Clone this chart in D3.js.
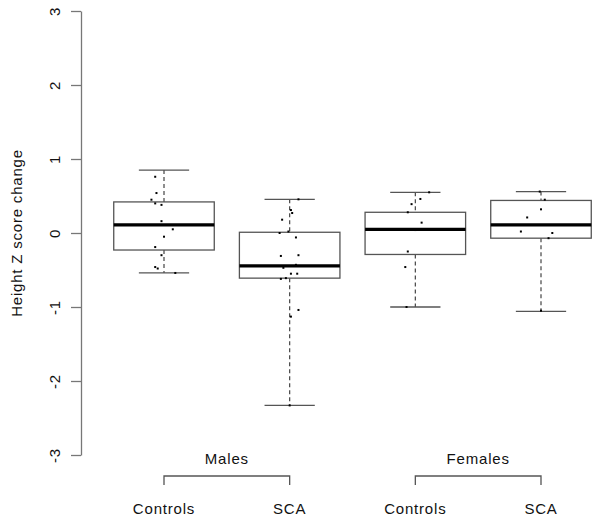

+ + +

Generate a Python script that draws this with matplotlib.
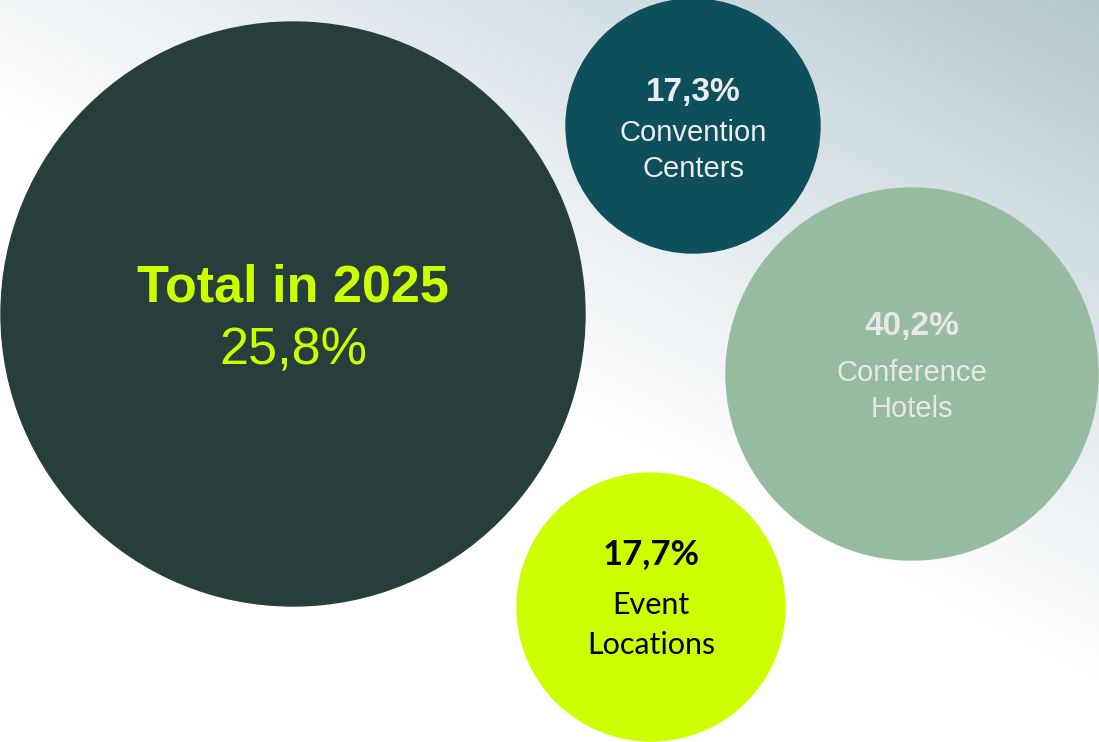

+ + +

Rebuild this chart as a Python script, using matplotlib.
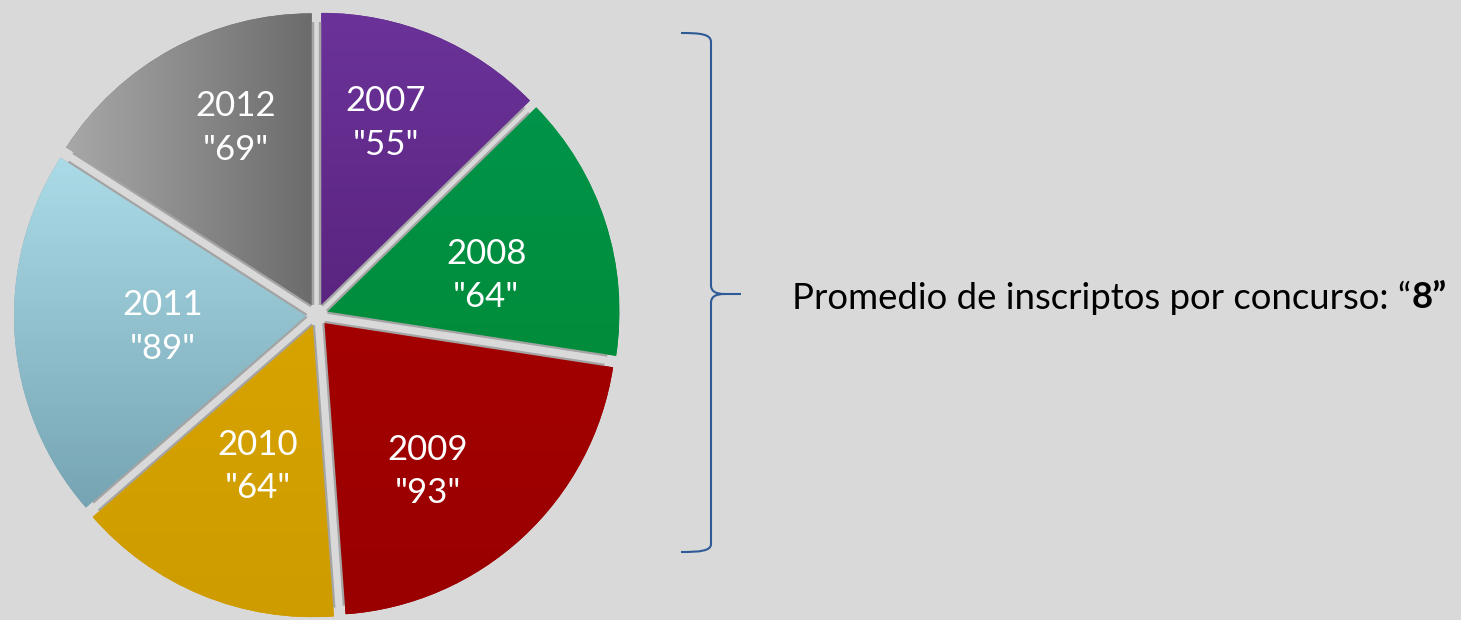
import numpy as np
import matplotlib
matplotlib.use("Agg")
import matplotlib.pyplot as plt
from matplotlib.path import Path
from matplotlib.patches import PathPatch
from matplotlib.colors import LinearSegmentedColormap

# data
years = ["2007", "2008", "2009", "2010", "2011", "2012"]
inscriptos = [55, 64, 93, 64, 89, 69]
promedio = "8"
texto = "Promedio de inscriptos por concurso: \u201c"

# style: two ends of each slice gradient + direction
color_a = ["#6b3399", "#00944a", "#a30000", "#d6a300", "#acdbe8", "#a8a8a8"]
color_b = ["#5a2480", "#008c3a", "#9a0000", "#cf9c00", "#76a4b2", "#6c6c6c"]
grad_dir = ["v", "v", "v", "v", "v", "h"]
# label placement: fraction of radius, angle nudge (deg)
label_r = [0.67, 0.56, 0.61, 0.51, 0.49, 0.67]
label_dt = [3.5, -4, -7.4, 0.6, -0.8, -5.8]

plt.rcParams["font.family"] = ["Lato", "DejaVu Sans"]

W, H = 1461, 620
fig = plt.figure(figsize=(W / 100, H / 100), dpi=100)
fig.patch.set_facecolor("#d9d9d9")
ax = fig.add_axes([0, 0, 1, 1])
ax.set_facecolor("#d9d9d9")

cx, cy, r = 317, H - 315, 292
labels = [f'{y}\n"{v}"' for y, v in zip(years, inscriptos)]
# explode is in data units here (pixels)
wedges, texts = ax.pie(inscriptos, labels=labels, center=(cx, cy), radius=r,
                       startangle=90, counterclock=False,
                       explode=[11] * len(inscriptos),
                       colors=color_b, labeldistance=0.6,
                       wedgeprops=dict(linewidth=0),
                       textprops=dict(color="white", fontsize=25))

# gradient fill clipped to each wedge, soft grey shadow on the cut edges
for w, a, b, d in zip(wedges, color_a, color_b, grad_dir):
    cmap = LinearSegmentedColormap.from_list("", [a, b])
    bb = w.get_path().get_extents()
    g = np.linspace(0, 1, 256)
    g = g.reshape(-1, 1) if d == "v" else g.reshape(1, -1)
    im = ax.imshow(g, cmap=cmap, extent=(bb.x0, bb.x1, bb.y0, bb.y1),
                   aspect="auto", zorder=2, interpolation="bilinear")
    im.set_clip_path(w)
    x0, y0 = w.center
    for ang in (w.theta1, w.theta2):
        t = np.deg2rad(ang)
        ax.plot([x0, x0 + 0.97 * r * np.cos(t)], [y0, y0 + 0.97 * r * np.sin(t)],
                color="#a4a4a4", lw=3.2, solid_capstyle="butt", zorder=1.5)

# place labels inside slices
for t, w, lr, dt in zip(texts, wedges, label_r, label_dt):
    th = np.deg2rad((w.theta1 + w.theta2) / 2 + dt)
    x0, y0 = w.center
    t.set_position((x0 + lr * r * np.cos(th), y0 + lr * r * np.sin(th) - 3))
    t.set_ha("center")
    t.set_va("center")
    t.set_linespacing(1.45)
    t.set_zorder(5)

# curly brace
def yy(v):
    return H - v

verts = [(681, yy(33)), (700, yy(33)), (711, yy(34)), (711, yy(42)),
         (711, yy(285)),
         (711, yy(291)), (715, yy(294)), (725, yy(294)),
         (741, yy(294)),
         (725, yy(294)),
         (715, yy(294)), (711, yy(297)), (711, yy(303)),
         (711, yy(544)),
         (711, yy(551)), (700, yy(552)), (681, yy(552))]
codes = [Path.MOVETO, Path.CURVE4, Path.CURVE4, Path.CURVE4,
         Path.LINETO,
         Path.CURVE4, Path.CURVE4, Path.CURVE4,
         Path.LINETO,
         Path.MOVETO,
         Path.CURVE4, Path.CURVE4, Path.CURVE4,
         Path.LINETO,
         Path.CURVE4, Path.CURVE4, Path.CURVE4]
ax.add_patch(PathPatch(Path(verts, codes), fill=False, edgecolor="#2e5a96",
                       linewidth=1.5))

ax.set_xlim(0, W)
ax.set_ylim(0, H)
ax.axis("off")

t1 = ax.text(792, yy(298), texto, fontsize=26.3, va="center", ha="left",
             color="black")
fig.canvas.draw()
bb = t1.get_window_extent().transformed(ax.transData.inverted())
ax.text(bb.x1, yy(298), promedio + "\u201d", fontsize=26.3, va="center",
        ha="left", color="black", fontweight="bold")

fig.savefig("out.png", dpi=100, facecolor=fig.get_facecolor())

+ + +

**Aim of the task**: Return exactly the lines from the one with "Rebuild this chart" to the one with "from matplotlib.colors import", inclusive, and nothing else; skip the pictures.

**Solved exercise**:
Rebuild this chart as a Python script, using matplotlib.
import numpy as np
import matplotlib
matplotlib.use("Agg")
import matplotlib.pyplot as plt
from matplotlib.path import Path
from matplotlib.patches import PathPatch
from matplotlib.colors import LinearSegmentedColormap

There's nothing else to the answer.